3) My favorite part about going so many places was just meeting people.  There are way too many stories to tell, and way too many people that made my trip amazing.  I found myself saying "Nice to meet you" way too frequently, and actually meaning it.   Generosity is a real thing, and not every local hates you, you don't have to speak the language to be respected, and cultural stereotypes aren't always correct(except the one that says most Italian guys are aggressive- that's pretty on point).  I could go on and on about each of the incredible people that I ran into on my trip.  From hanging out for 10 minutes waiting for a bus, talking for hours on a plane, or giving me a ride from the airport to my hotel.  It's amazing how all of these strangers became lifelong friends. 
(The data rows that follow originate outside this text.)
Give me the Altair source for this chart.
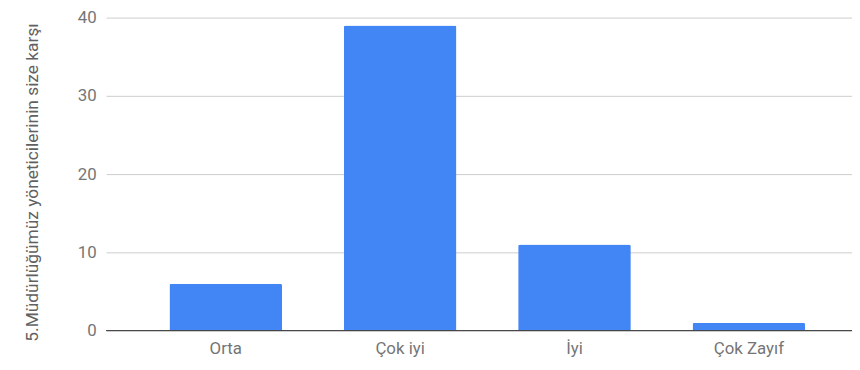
import altair as alt
import pandas as pd

categories = ["Orta", "Çok iyi", "İyi", "Çok Zayıf"]
values = [6, 39, 11, 1]
y_title = "5.Müdürlüğümüz yöneticilerinin size karşı"

df = pd.DataFrame({"cat": categories, "val": values})

bars = alt.Chart(df).mark_bar(
    color="#4285F4", cornerRadiusTopLeft=2, cornerRadiusTopRight=2
).encode(
    x=alt.X("cat:N", sort=categories, title=None,
            scale=alt.Scale(paddingInner=0.354, paddingOuter=0.316, align=0.575),
            axis=alt.Axis(labelAngle=0, ticks=False, domain=False, grid=False,
                          labelFont="Roboto", labelFontSize=17, labelColor="#757575",
                          labelPadding=10)),
    y=alt.Y("val:Q", title=y_title,
            scale=alt.Scale(domain=[0, 40]),
            axis=alt.Axis(values=[0, 10, 20, 30, 40], ticks=False, domain=False,
                          gridColor="#cccccc", gridWidth=1,
                          labelFont="Roboto", labelFontSize=17, labelColor="#757575",
                          labelPadding=10,
                          titleFont="Roboto", titleFontSize=17.5, titleFontWeight="normal",
                          titleColor="#616161", titleX=-74, titleY=166,
                          titleAngle=-90, titleAlign="center", titleBaseline="middle")),
)

zero = alt.Chart(pd.DataFrame({"y": [0]})).mark_rule(color="#333333", strokeWidth=1).encode(
    y="y:Q"
)

chart = (bars + zero).properties(
    width=753, height=316,
    autosize=alt.AutoSizeParams(type="none"),
    padding={"left": 99, "top": 8, "right": 0, "bottom": 30},
).configure_view(stroke=None)

chart.save("out.html", embed_options={"renderer": "svg", "actions": False})
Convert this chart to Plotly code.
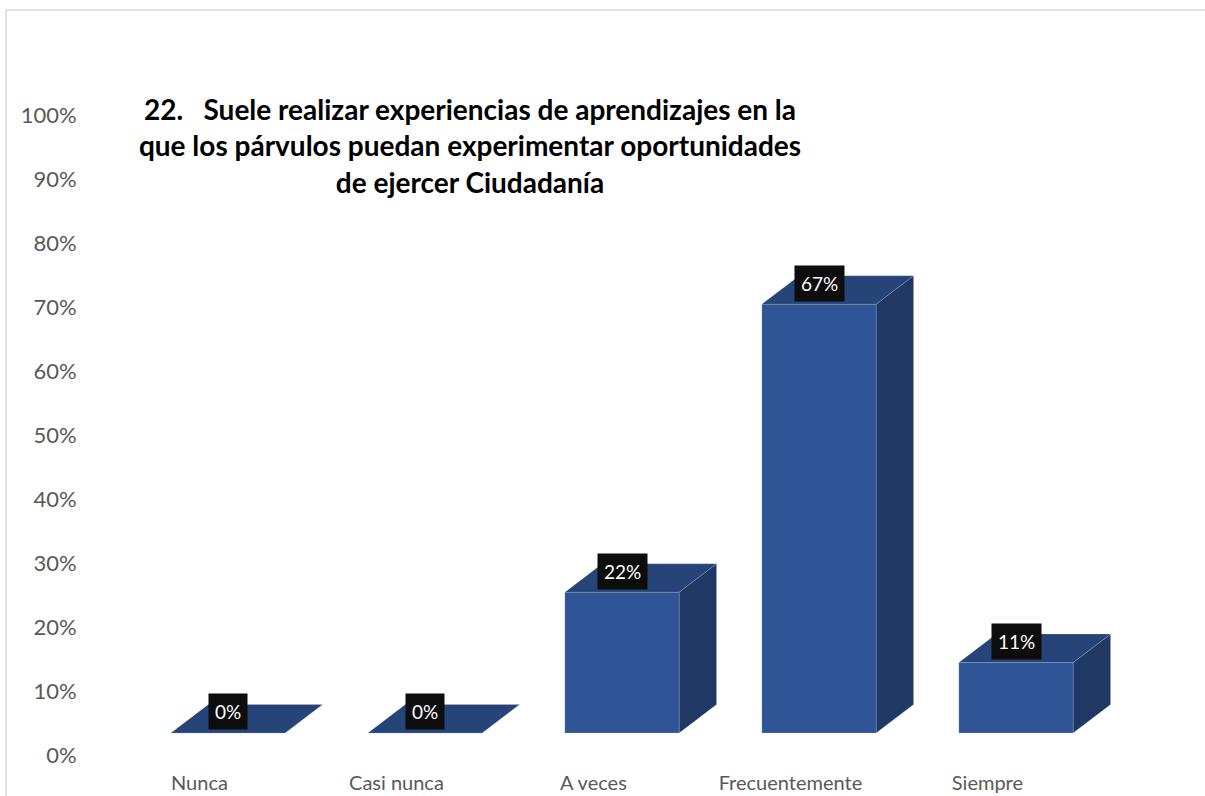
import plotly.graph_objects as go

# data
categories = ["Nunca", "Casi nunca", "A veces", "Frecuentemente", "Siempre"]
values = [0, 0, 22, 67, 11]
labels = ["0%", "0%", "22%", "67%", "11%"]
y_ticks = list(range(0, 101, 10))
y_ticktext = [f"{t}%" for t in y_ticks]

title_lines = [
    "22.\u00a0\u00a0 Suele realizar experiencias de aprendizajes en la",
    "que los párvulos puedan experimentar oportunidades",
    "de ejercer Ciudadanía",
]

# fake 3D geometry (data units)
BASE = 3.44      # front-face floor sits a bit above the 0% tick
HALF_W = 0.29    # half bar width
DX = 0.19        # depth offset in x
DY = 4.45        # depth offset in y
LABEL_DY = 3.3   # data label centre relative to front top

FRONT = "#2F5597"
TOP = "#264478"
SIDE = "#1F3864"


def faces(i, v):
    x0, x1 = i - HALF_W, i + HALF_W
    y0, y1 = BASE, BASE + v
    front = ([x0, x1, x1, x0, x0], [y0, y0, y1, y1, y0])
    top = ([x0, x1, x1 + DX, x0 + DX, x0], [y1, y1, y1 + DY, y1 + DY, y1])
    side = ([x1, x1 + DX, x1 + DX, x1, x1], [y0, y0 + DY, y1 + DY, y1, y0])
    return front, top, side


fig = go.Figure()

polys = {"side": ([], []), "front": ([], []), "top": ([], [])}
for i, v in enumerate(values):
    f, t, s = faces(i, v)
    for key, (xs, ys) in zip(["front", "top", "side"], [f, t, s]):
        polys[key][0].extend(xs + [None])
        polys[key][1].extend(ys + [None])

for key, col in [("side", SIDE), ("front", FRONT), ("top", TOP)]:
    fig.add_trace(go.Scatter(
        x=polys[key][0], y=polys[key][1],
        mode="lines", fill="toself", fillcolor=col,
        line=dict(width=0.6, color="rgba(200,210,230,0.35)"),
        hoverinfo="skip", showlegend=False,
    ))

# data labels
for i, (v, lab) in enumerate(zip(values, labels)):
    fig.add_annotation(
        x=i, y=BASE + v + LABEL_DY, xref="x", yref="y",
        text=lab, showarrow=False,
        font=dict(family="Lato", size=19, color="white"),
        bgcolor="#0d0d0d", borderpad=6,
    )

L, R, T, B = 86, 20, 115, 41
W, H = 1205, 796
cx0, step = 228, 197  # pixel of first bar centre and category spacing
bx = (6 - L) / (W - L - R)
by = (H - 10 - B) / (H - T - B)

fig.update_layout(
    width=W, height=H,
    margin=dict(l=L, r=R, t=T, b=B, autoexpand=False),
    paper_bgcolor="white", plot_bgcolor="white",
    title=dict(
        text="<br>".join(title_lines),
        x=470 / W, xanchor="center", xref="container",
        y=1 - 120 / H, yanchor="top", yref="container",
        font=dict(family="Lato", size=28, color="black", weight="bold"),
    ),
    xaxis=dict(
        range=[(L - cx0) / step, (W - R - cx0) / step],
        tickvals=[i - 0.145 for i in range(len(categories))],
        ticktext=categories,
        ticks="outside", ticklen=10, tickcolor="rgba(0,0,0,0)",
        tickfont=dict(family="Lato", size=20, color="#595959"),
        showgrid=False, zeroline=False, showline=False, automargin=False,
    ),
    yaxis=dict(
        range=[0, 100],
        tickvals=y_ticks, ticktext=y_ticktext,
        ticks="outside", ticklen=4, tickcolor="rgba(0,0,0,0)",
        tickfont=dict(family="Lato", size=22, color="#595959"),
        showgrid=False, zeroline=False, showline=False, automargin=False,
    ),
    shapes=[
        dict(type="line", xref="paper", yref="paper",
             x0=bx, x1=1.05, y0=by, y1=by,
             line=dict(color="#d9d9d9", width=1.5)),
        dict(type="line", xref="paper", yref="paper",
             x0=bx, x1=bx, y0=-0.1, y1=by,
             line=dict(color="#d9d9d9", width=1.5)),
    ],
)

fig.write_html(
    "out.html",
    config={"displayModeBar": False},
    post_script="document.body.style.margin='0';document.body.style.overflow='hidden';",
)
4) You're constantly trying new things.  I'm not kidding when I say that I conquered just about every fear that I had on this trip- including, but not limited to public transportation, seafood, and heights.  From eating seafood(and a fish eye), to jumping, sliding, hanging, and repelling into the Grimsel Canyon, to taking every form of public transportation known to man, I can honestly say that I went past my comfort zone.  I learned to say 'yes' to everything- foreign foods, adventures, and cultural things like swimming without a bikini top, eating cheese as a meal, dancing until 6am, and drinking Guinness beer.  

 
5) I learned more from this trip than I could have ever learned in any college class.  The most valuable thing I took away from this trip was a sense of independence.  Some days I would wake up and not know where exactly I'd be sleeping that night.  The best part about it is that I was okay with that! I also spent a lot of time by myself, which I was also completely okay with.  Even when I was by myself, I never felt lonely. I realized that I'm a lot more resourceful than I thought I was because I was basically forced to be.  No one was going to usher me from point A to point B.  You can't be static when you're traveling.  You're constantly thinking of what you're going to do and how you're going to get there.
 

"Often times, we can be so set in our ways that we forget just how many possibilities life holds in store for us."